Supreme Court Edging Toward the Dark Side
The present composition of the Supreme Court is increasingly showing a dark side. Today's decision is hardly encouraging, either.
While there is hope that detainees' rights may be preserved in some form, it is looking dismal for the Rule of Law in this country at the present time. A hearty electoral victory in 2008 is going to be necessary to avoid the continued advances against U.S. citizens' rights as well as those held outside the U.S. and outside our laws.
Another decision today gave the victory to environmental concerns, although four dissenting voices tried to stop this from happening.
This highly independent branch of our government has little room for error, but so thin a margin is left to good public interest concerns that we stand in some danger of watching a long proud tradition of laws destroyed.
The Supreme Court rejected an appeal Monday from Guantanamo detainees who want to challenge their five-year-long confinement in court, a victory for the Bush administration's legal strategy in its fight against terrorism.
The victory may be only temporary, however. The high court twice previously has extended legal protections to prisoners at the U.S. naval base in Cuba. These individuals were seized as potential terrorists following the Sept. 11, 2001 attacks and only 10 have been charged with a crime.

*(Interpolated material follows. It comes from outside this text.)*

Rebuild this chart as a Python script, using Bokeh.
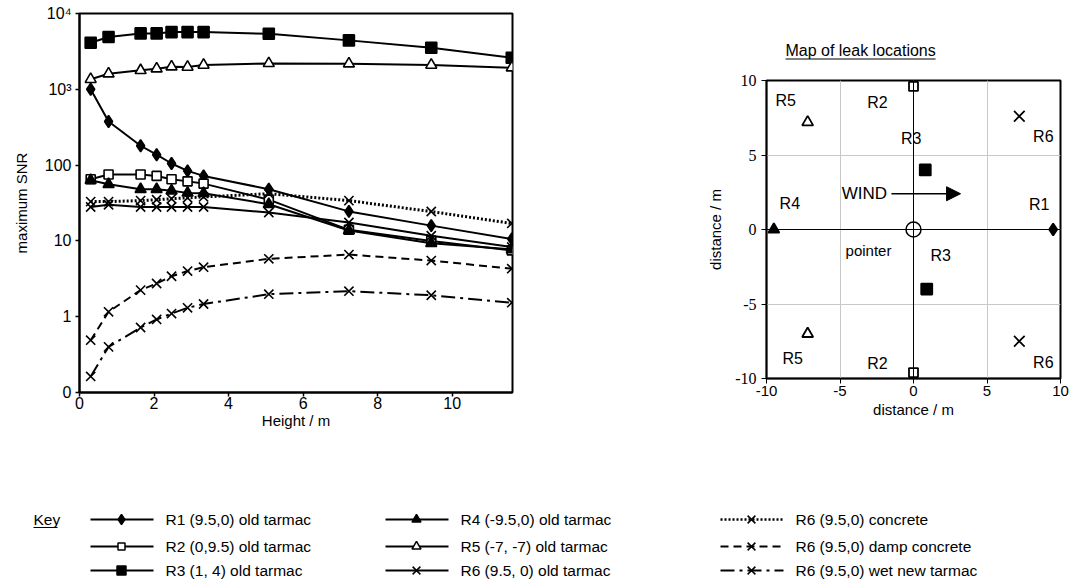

Despite the earlier rulings, none of the roughly 385 detainees has yet had a hearing in a civilian court challenging his detention because the administration has moved aggressively to limit the legal rights of prisoners it has labeled as enemy combatants.
A federal appeals court in Washington in February upheld a key provision of a law enacted last year that strips federal courts of their ability to hear such challenges.
At issue is whether prisoners held at Guantanamo have a right to habeas corpus review, a basic tenet of the Constitution that protects people from unlawful imprisonment.
While there is hope that detainees' rights may be preserved in some form, it is looking dismal for the Rule of Law in this country at the present time. A hearty electoral victory in 2008 is going to be necessary to avoid the continued advances against U.S. citizens' rights as well as those held outside the U.S. and outside our laws.
Another decision today gave the victory to environmental concerns, although four dissenting voices tried to stop this from happening.
The Supreme Court ordered the federal government on Monday to take a fresh look at regulating carbon dioxide emissions from cars, a rebuke to Bush administration policy on global warming.
In a 5-4 decision, the court said the Clean Air Act gives the Environmental Protection Agency the authority to regulate the emissions of carbon dioxide and other greenhouse gases from cars.
Greenhouse gases are air pollutants under the landmark environmental law, Justice John Paul Stevens said in his majority opinion.
The court's four conservative justices -- Chief Justice John Roberts and Justices Samuel Alito, Antonin Scalia and Clarence Thomas -- dissented.
This highly independent branch of our government has little room for error, but so thin a margin is left to good public interest concerns that we stand in some danger of watching a long proud tradition of laws destroyed.
Labels: Guantanamo Bay, habeas corpus, Supreme Court, The Environment
1 Comments:
Ruth, I, too, was disappointed initially at the Supreme Court's refusal to take the Gitmo case. However, a closer reading of what actually happened leaves me with a little more hope. There were three justices who were willing to hear the cases as is, and there were two justices who basically took the position that the appeal was premature, that the detainees had to go through the rigamarole of the military commissions before they could challenge the procedure.
Now, while I would certainly argue that the detainees who have already spent, some of them, five years in that hell hole without charges or any ability to challenge their conditions should get the benefit of the doubt and be given the fast track to the Supreme Court, the fact is that the Supreme Court has long taken the position that you have to exhaust your remedies in the lower courts before you can appeal to the Supremes. It's more a matter of "ripeness" than it is a rejection of the underlying issues.
The way I read it, there are five justices who are very concerned about the provisions of this law, and if and when the detainees go through the military commission process, we may see cert granted fairly quickly.